Asaad Arabi Syria, b. 1941

Widely respected as an early innovator of contemporary painting in the Arab world and a prominent art theorist and critic, Asaad Arabi has continuously reinvented his painting style in an attempt to depict the rhythms, sensuality, and concealed narratives of urban environments, particularly in his native Syria. Arabi’s fascination with cities and the spaces that define them has included an extensive investigation of how inhabitants influence the formation of culture in such settings—a focus that has led to colourist approaches and abstracted forms in addition to early experiments with modernist figuration.

 

Arabi’s decades-long career dates back to the 1960s, when he trained with Guido La Regina, an Italian painter that encouraged a new school of abstraction among students at the University of Damascus.
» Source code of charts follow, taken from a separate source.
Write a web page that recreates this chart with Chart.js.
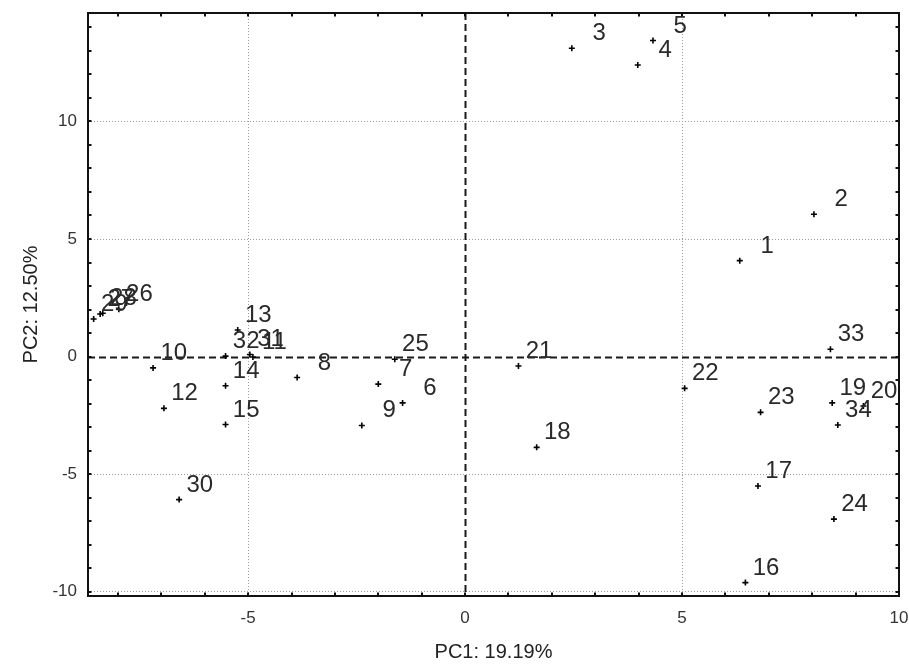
<!DOCTYPE html>
<html>
<head>
<meta charset="utf-8">
<script src="https://cdn.jsdelivr.net/npm/chart.js@4"></script>
<style>
  html, body { margin: 0; padding: 0; background: #fff; }
  #wrap { width: 909px; height: 666px; }
</style>
</head>
<body>
<div id="wrap"><canvas id="pca" width="909" height="666"></canvas></div>
<script>
// Sample numbers and their scores on the first two principal components
const sampleIds = ['1','2','3','4','5','6','7','8','9','10','11','12','13','14','15','16','17',
                   '18','19','20','21','22','23','24','25','26','27','28','29','30','31','32','33','34'];
const pc1Scores = [6.33, 8.04, 2.46, 3.98, 4.33, -1.44, -2.00, -3.87, -2.38, -7.19, -4.89, -6.94, -5.24, -5.52, -5.52, 6.46, 6.75,
                   1.65, 8.46, 9.18, 1.23, 5.06, 6.81, 8.50, -1.62, -7.98, -8.41, -8.35, -8.56, -6.59, -4.96, -5.52, 8.42, 8.59];
const pc2Scores = [4.08, 6.05, 13.11, 12.40, 13.44, -1.97, -1.17, -0.89, -2.93, -0.48, -0.02, -2.20, 1.13, -1.24, -2.89, -9.61, -5.50,
                   -3.86, -1.97, -2.10, -0.40, -1.35, -2.37, -6.91, -0.11, 2.01, 1.81, 1.84, 1.60, -6.08, 0.09, 0.02, 0.31, -2.91];

// Axis extents and the tick values that carry a number
const pc1Range = [-8.69, 10];
const pc2Range = [-10.18, 14.61];
const pc1TickLabels = [-5, 0, 5, 10];
const pc2TickLabels = [-10, -5, 0, 5, 10];
const pc1Title = 'PC1: 19.19%';
const pc2Title = 'PC2: 12.50%';

const FONT = "'Liberation Sans', Arial, sans-serif";

const points = pc1Scores.map((x, i) => ({ x: x, y: pc2Scores[i] }));

function gridColour(labels, range) {
  return ctx => {
    const v = ctx.tick ? ctx.tick.value : NaN;
    const inside = v > range[0] + 1e-6 && v < range[1] - 1e-6;
    return (labels.includes(v) && v !== 0 && inside) ? '#9c9c9c' : 'rgba(0,0,0,0)';
  };
}

// Frame, inward minor ticks and the dashed zero lines
const framePlugin = {
  id: 'frame',
  beforeDatasetsDraw(chart) {
    const { ctx, chartArea: a, scales: { x, y } } = chart;
    ctx.save();
    // dashed origin lines
    ctx.strokeStyle = '#1a1a1a';
    ctx.lineWidth = 2;
    ctx.setLineDash([7, 4]);
    const x0 = Math.round(x.getPixelForValue(0)) + 0.5;
    const y0 = Math.round(y.getPixelForValue(0)) + 0.5;
    ctx.beginPath();
    ctx.moveTo(x0, a.top); ctx.lineTo(x0, a.bottom);
    ctx.moveTo(a.left, y0); ctx.lineTo(a.right, y0);
    ctx.stroke();
    ctx.setLineDash([]);

    // inward tick marks at every integer on all four sides
    ctx.strokeStyle = '#111';
    ctx.lineWidth = 2;
    const len = 3.5;
    ctx.beginPath();
    for (let v = Math.ceil(x.min); v <= Math.floor(x.max); v++) {
      const px = Math.round(x.getPixelForValue(v));
      ctx.moveTo(px, a.bottom); ctx.lineTo(px, a.bottom - len);
      ctx.moveTo(px, a.top); ctx.lineTo(px, a.top + len);
    }
    for (let v = Math.ceil(y.min); v <= Math.floor(y.max); v++) {
      const py = Math.round(y.getPixelForValue(v));
      ctx.moveTo(a.left, py); ctx.lineTo(a.left + len, py);
      ctx.moveTo(a.right, py); ctx.lineTo(a.right - len, py);
    }
    ctx.stroke();

    // plot frame
    ctx.lineWidth = 2;
    ctx.strokeStyle = '#111';
    ctx.strokeRect(Math.round(a.left), Math.round(a.top),
                   Math.round(a.right - a.left), Math.round(a.bottom - a.top));
    ctx.restore();
  }
};

// Sample number written up and to the right of each point
const pointLabelPlugin = {
  id: 'pointLabels',
  afterDatasetsDraw(chart) {
    const { ctx, chartArea: a } = chart;
    const meta = chart.getDatasetMeta(0);
    ctx.save();
    ctx.beginPath();
    ctx.rect(a.left, a.top, a.right - a.left, a.bottom - a.top);
    ctx.clip();
    ctx.font = '24px ' + FONT;
    ctx.fillStyle = '#2a2a2a';
    ctx.textAlign = 'right';
    ctx.textBaseline = 'alphabetic';
    meta.data.forEach((el, i) => {
      ctx.fillText(sampleIds[i], el.x + 34, el.y - 8);
    });
    ctx.restore();
  }
};

new Chart(document.getElementById('pca'), {
  type: 'scatter',
  data: {
    datasets: [{
      data: points,
      pointStyle: 'cross',
      pointRadius: 3,
      pointHoverRadius: 3,
      borderWidth: 1.6,
      borderColor: '#000',
      backgroundColor: '#000'
    }]
  },
  options: {
    responsive: false,
    animation: false,
    devicePixelRatio: 1,
    layout: { padding: { left: 0, right: 10, top: 13, bottom: 0 } },
    plugins: {
      legend: { display: false },
      tooltip: { enabled: false }
    },
    scales: {
      x: {
        type: 'linear',
        min: pc1Range[0],
        max: pc1Range[1],
        border: { display: false, dash: [1, 2] },
        grid: { color: gridColour(pc1TickLabels, pc1Range), lineWidth: 1, drawTicks: false },
        ticks: {
          stepSize: 1,
          includeBounds: false,
          autoSkip: false,
          maxRotation: 0,
          padding: 12,
          color: '#333',
          font: { family: FONT, size: 17 },
          callback: v => pc1TickLabels.includes(v) ? String(v) : ''
        },
        title: {
          display: true,
          text: pc1Title,
          color: '#222',
          font: { family: FONT, size: 20 },
          padding: { top: 0, bottom: 2 }
        },
        afterFit(s) { s.height = 70; s.paddingLeft = 0; s.paddingRight = 0; }
      },
      y: {
        type: 'linear',
        min: pc2Range[0],
        max: pc2Range[1],
        border: { display: false, dash: [1, 2] },
        grid: { color: gridColour(pc2TickLabels, pc2Range), lineWidth: 1, drawTicks: false },
        ticks: {
          stepSize: 1,
          includeBounds: false,
          autoSkip: false,
          padding: 11,
          color: '#333',
          font: { family: FONT, size: 17 },
          callback: v => pc2TickLabels.includes(v) ? String(v) : ''
        },
        title: {
          display: true,
          text: pc2Title,
          color: '#222',
          font: { family: FONT, size: 20 },
          padding: { top: 19, bottom: 0 }
        },
        afterFit(s) { s.width = 88; s.paddingTop = 0; s.paddingBottom = 0; }
      }
    }
  },
  plugins: [framePlugin, pointLabelPlugin]
});
</script>
</body>
</html>
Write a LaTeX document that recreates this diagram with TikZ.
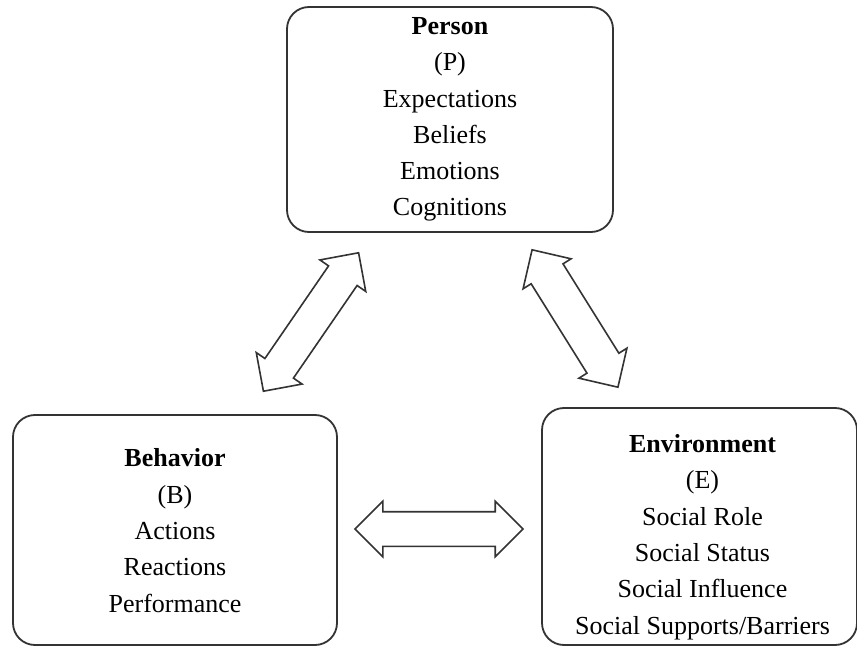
\documentclass[tikz,border=0pt]{standalone}
\usepackage{fontspec}
\setmainfont{Liberation Serif}
\usetikzlibrary{shapes.arrows}
\begin{document}
\begin{tikzpicture}[x=1pt,y=-1pt,
  boxstyle/.style={draw=black!80, line width=1.8pt, rounded corners=22pt, inner sep=0pt},
  txt/.style={align=center, inner sep=0pt, font=\fontsize{26}{36.3}\selectfont},
  blockarrow/.style={double arrow, draw=black!80, line width=1.6pt, fill=white,
     inner xsep=0pt, double arrow tip angle=90, minimum width=0pt}
]
\useasboundingbox (0,0) rectangle (857,647);
\fill[white] (0,0) rectangle (857,647);

\node[boxstyle, minimum width=326pt, minimum height=225pt] (p) at (450,119.5) {};
\node[boxstyle, minimum width=324pt, minimum height=230pt] (b) at (175,530) {};
\node[boxstyle, minimum width=315pt, minimum height=237pt] (e) at (699.5,526.5) {};

\node[txt] (ptext) at (p.center) {\textbf{Person}\\(P)\\Expectations\\Beliefs\\Emotions\\Cognitions};
\node[txt] (btext) at ([yshift=-0.7pt]b.center) {\textbf{Behavior}\\(B)\\Actions\\Reactions\\Performance};
\node[txt] (etext) at ([yshift=-10.5pt, xshift=3pt]e.center) {\textbf{Environment}\\(E)\\Social Role\\Social Status\\Social Influence\\Social Supports/Barriers};

\node[blockarrow, inner ysep=16.5pt, double arrow head extend=10.5pt, minimum height=168pt] (pb) at (311,322) [rotate=55.5] {};
\node[blockarrow, inner ysep=18pt, double arrow head extend=9.5pt, minimum height=162pt] (pe) at (575,318.5) [rotate=-58] {};
\node[blockarrow, inner ysep=16.5pt, double arrow head extend=10.5pt, minimum height=168pt] (be) at (439,529) {};
\end{tikzpicture}
\end{document}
Emerging from this aesthetic shift, Arabi’s insistence on formal experimentation quickly secured his status as a leading painter in Syria. The artist’s later usage of geometric abstraction reverberated throughout the region as a renewed interest in Islamic art and aesthetics took hold in the 1980s. In recent years, Arabi has alternated between pure abstractions that are reliant on tonal variations as affective details to expressionist depictions in which figures appear to merge with their environments. 

 

In recent years, Arabi has alternated between pure abstractions that are reliant on tonal variations as affective details to expressionist depictions in which figures appear to merge with their environments. He began to investigate the intricate link between sound and sight through his portraits of highly renowned Egyptian singer, Um Kalthoum. Through this series of portraits, the artist has managed to represent the delicate balance between voice and vision.

 

Born in 1941, Asaad Arabi graduated from the Faculty of Fine Arts, University of Damascus before moving to Paris, France in 1975, where he received a diploma in painting from the Higher Institute of Fine Arts, and subsequently earned a PhD in Aesthetics from the Sorbonne University.